Pierwsze zawody biegowe w tym roku. Przez chorobę nie wie
Królik, na co go stać. Poprzedniego dnia w czasie rekreacyjnego pływania prawie
się Królik utopił, tak mu brakowało tchu, mięśnie się trzęsły i w ogóle.
Wariacko działa królicze ciało. Od choroby i od leków. Czasem rozrywa je
euforia na granicy jakiegoś naspidowania, innym razem nie jest się w stanie
Królik zwlec z łóżka. Różne układy króliczego organizmu wydają się wyłączać od
tej choroby, inne nagle przyspieszają. Totalny obłęd.
Stanął Królik na starcie Biegu Chomiczówki po raz drugi, i tak
jak kilka lat temu, miał być to sprawdzian tempa przed półmaratonem. Zważywszy
wynik z październikowego półmaratonu w Gdańsku (tempo 5:22) i bardzo fajną
pogodę, ale czując od rana jakąś trzęsawkę w całym ciele, optymistycznym
wariantem było polecenie tych 15km w tempie 5:10.

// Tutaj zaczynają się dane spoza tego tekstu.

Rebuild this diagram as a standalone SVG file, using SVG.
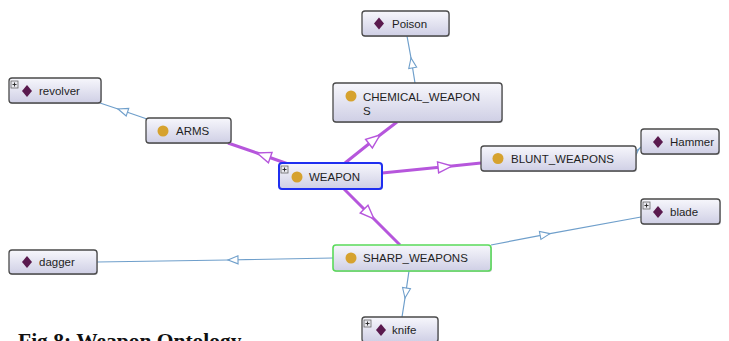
<svg xmlns="http://www.w3.org/2000/svg" width="729" height="341" viewBox="0 0 729 341">
  <style>
    .box { fill: url(#nodeFill); stroke: #4a4a4a; stroke-width: 1.3; }
    .shadow { fill: #9a9aa8; opacity: 0.55; }
    .lbl { font-family: "Liberation Sans", Arial, sans-serif; font-size: 11.5px; fill: #1e1e1e; }
    .cls { fill: #d6a22e; }
    .ind { fill: #5a1a4e; }
    .plusbox { fill: #e8e8ee; stroke: #666; stroke-width: 0.8; }
    .plus { stroke: #222; stroke-width: 0.9; }
    .isa { fill: none; stroke: #b656dc; stroke-width: 3; marker-mid: url(#headPurple); }
    .inst { fill: none; stroke: #6f9fcb; stroke-width: 1.2; marker-mid: url(#headBlue); }
    .caption { font-family: "Liberation Serif", "Times New Roman", serif; font-weight: bold; font-size: 21.5px; fill: #111; }
  </style>
  <defs>
    <linearGradient id="nodeFill" x1="0" y1="0" x2="0" y2="1">
      <stop offset="0" stop-color="#f7f7fc"/>
      <stop offset="1" stop-color="#cfcfe5"/>
    </linearGradient>
    <marker id="headPurple" markerUnits="userSpaceOnUse" viewBox="-16 -8 18 16" refX="0" refY="0" markerWidth="18" markerHeight="16" orient="auto" overflow="visible">
      <path d="M0,0 L-14,-5.5 L-14,5.5 Z" fill="#ffffff" stroke="#b656dc" stroke-width="1.4" stroke-linejoin="miter"/>
    </marker>
    <marker id="headBlue" markerUnits="userSpaceOnUse" viewBox="-12 -6 14 12" refX="0" refY="0" markerWidth="14" markerHeight="12" orient="auto" overflow="visible">
      <path d="M0,0 L-10,-4 L-10,4 Z" fill="#ffffff" stroke="#6f9fcb" stroke-width="1.1"/>
    </marker>
  </defs>

  <rect width="729" height="341" fill="#ffffff"/>

  <!-- connectors -->
  <g id="connectors">
    <path class="inst" d="M147,119 L118,109 L100,103"/>
    <path class="inst" d="M415,83 L411,58 L407,36"/>
    <path class="inst" d="M636,152 L638.5,149.5 L641,147"/>
    <path class="inst" d="M491,245 L550,233.6 L641,217"/>
    <path class="inst" d="M333,258 L228,260 L97,262"/>
    <path class="inst" d="M409,271 L405,298 L402,317"/>
    <path class="isa" d="M291,165 L257,153 L228,143"/>
    <path class="isa" d="M345,163 L380,135 L397,122"/>
    <path class="isa" d="M382,173 L452,166 L481,163"/>
    <path class="isa" d="M343,188 L374,219 L400,245"/>
  </g>

  <!-- nodes -->
  <g id="node-revolver">
    <rect class="shadow" x="10" y="79" width="92" height="25" rx="3"/>
    <rect class="box" x="9" y="78" width="92" height="25" rx="3"/>
    <rect class="plusbox" x="11" y="81" width="7" height="7"/>
    <path class="plus" d="M12.5,84.5 H16.5 M14.5,82.5 V86.5"/>
    <path class="ind" d="M27,85 L32,91 L27,97 L22,91 Z"/>
    <text class="lbl" x="39" y="95">revolver</text>
  </g>

  <g id="node-arms">
    <rect class="shadow" x="147" y="119" width="85" height="25" rx="3"/>
    <rect class="box" x="146" y="118" width="85" height="25" rx="3"/>
    <circle class="cls" cx="163" cy="131" r="5.5"/>
    <text class="lbl" x="176" y="135">ARMS</text>
  </g>

  <g id="node-poison">
    <rect class="shadow" x="363" y="12" width="87" height="25" rx="3"/>
    <rect class="box" x="362" y="11" width="87" height="25" rx="3"/>
    <path class="ind" d="M379,17.5 L384,23.5 L379,29.5 L374,23.5 Z"/>
    <text class="lbl" x="392" y="28">Poison</text>
  </g>

  <g id="node-chemical">
    <rect class="shadow" x="334" y="84" width="169" height="39" rx="3"/>
    <rect class="box" x="333" y="83" width="169" height="39" rx="3"/>
    <circle class="cls" cx="351" cy="96" r="5.5"/>
    <text class="lbl" x="363" y="101">CHEMICAL_WEAPON</text>
    <text class="lbl" x="363" y="115">S</text>
  </g>

  <g id="node-weapon">
    <rect class="shadow" x="280" y="164" width="103" height="26" rx="3"/>
    <rect x="279" y="163" width="103" height="26" rx="3" fill="url(#nodeFill)" stroke="#1f2ff0" stroke-width="2"/>
    <rect class="plusbox" x="281" y="166" width="7" height="7"/>
    <path class="plus" d="M282.5,169.5 H286.5 M284.5,167.5 V171.5"/>
    <circle class="cls" cx="297" cy="177" r="5.5"/>
    <text class="lbl" x="309" y="181">WEAPON</text>
  </g>

  <g id="node-blunt">
    <rect class="shadow" x="482" y="147" width="155" height="25" rx="3"/>
    <rect class="box" x="481" y="146" width="155" height="25" rx="3"/>
    <circle class="cls" cx="498" cy="158.5" r="5.5"/>
    <text class="lbl" x="511" y="163">BLUNT_WEAPONS</text>
  </g>

  <g id="node-hammer">
    <rect class="shadow" x="642" y="130" width="78" height="25" rx="3"/>
    <rect class="box" x="641" y="129" width="78" height="25" rx="3"/>
    <path class="ind" d="M658,136 L663,142 L658,148 L653,142 Z"/>
    <text class="lbl" x="670" y="146">Hammer</text>
  </g>

  <g id="node-blade">
    <rect class="shadow" x="642" y="200" width="79" height="25" rx="3"/>
    <rect class="box" x="641" y="199" width="79" height="25" rx="3"/>
    <rect class="plusbox" x="643" y="202" width="7" height="7"/>
    <path class="plus" d="M644.5,205.5 H648.5 M646.5,203.5 V207.5"/>
    <path class="ind" d="M658,206 L663,212 L658,218 L653,212 Z"/>
    <text class="lbl" x="670" y="216">blade</text>
  </g>

  <g id="node-sharp">
    <rect class="shadow" x="334" y="246" width="158" height="26" rx="3"/>
    <rect x="333" y="245" width="158" height="26" rx="3" fill="url(#nodeFill)" stroke="#5ada5a" stroke-width="1.6"/>
    <circle class="cls" cx="351" cy="258" r="5.5"/>
    <text class="lbl" x="363" y="262">SHARP_WEAPONS</text>
  </g>

  <g id="node-dagger">
    <rect class="shadow" x="10" y="251" width="88" height="24" rx="3"/>
    <rect class="box" x="9" y="250" width="88" height="24" rx="3"/>
    <path class="ind" d="M27,256 L32,262 L27,268 L22,262 Z"/>
    <text class="lbl" x="39" y="266">dagger</text>
  </g>

  <g id="node-knife">
    <rect class="shadow" x="363" y="318" width="76" height="25" rx="3"/>
    <rect class="box" x="362" y="317" width="76" height="25" rx="3"/>
    <rect class="plusbox" x="364" y="320" width="7" height="7"/>
    <path class="plus" d="M365.5,323.5 H369.5 M367.5,321.5 V325.5"/>
    <path class="ind" d="M381,324 L386,330 L381,336 L376,330 Z"/>
    <text class="lbl" x="392" y="334">knife</text>
  </g>

  <text class="caption" x="18" y="348">Fig 8: Weapon Ontology</text>
</svg>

Najpierw było oczywiście przepychanie się do przodu i może
dzięki temu wszedł Królik w jakiejś takie całkiem miłe tempo. Może troszkę za
szybkie, ale biegło się swobodnie i bez wysiłku pierwszą 5km pętlę. A potem
drugą. Troszeczkę szybciej. I nagle wydreptanych miał już Królik 10km w jakieś
49:40 i w zasadzie jeszcze nie bardzo się zmęczył. Trzeba było wydłużyć krok. A
przede wszystkim wyprzedzać. W ogóle stale Królik wyprzedzał, ale oczywiście na
trzecim okrążeniu to wyprzedzał takich, co wiele wolniejsi od niego być do tej
pory nie mogli. No i tak frunął Królik od jednego do następnego i łykał kolejne
osoby. I przyspieszał stale i ostatnie dwa kilometry to były już bardzo
szybkie, w zasadzie w trupa.
Nie, Królik nie jest zadowolony. Wiadomo, że nie jest. Nigdy nie
jest. Ale tu też dlatego, że okazało się na mecie, że czas gorszy od
poprzedniego o 1:03 (minutę i trzy sekundy), czyli że można było walczyć. Gdyby
tylko Królik wiedział, na co go stać, na jakie tempo, na jaki wysiłek, gdyby
wcześniej urwał po dwie sekundy na kilometrze, gdyby zaczął finisz nieco wcześniej…
To że przybiegł z czasem o jakieś 7% szybszym od zakładanego, że miał siłę, że
wszystko się ładnie ułożyło, że nic nie bolało… że osiągnął kosmiczne jak na
niedawne treningi tempo (4:51), że frunął do mety na ostatnim kilometrze… nie,
nie, nie, to Królika nie zadowala. Nigdy nie jest dość szybko.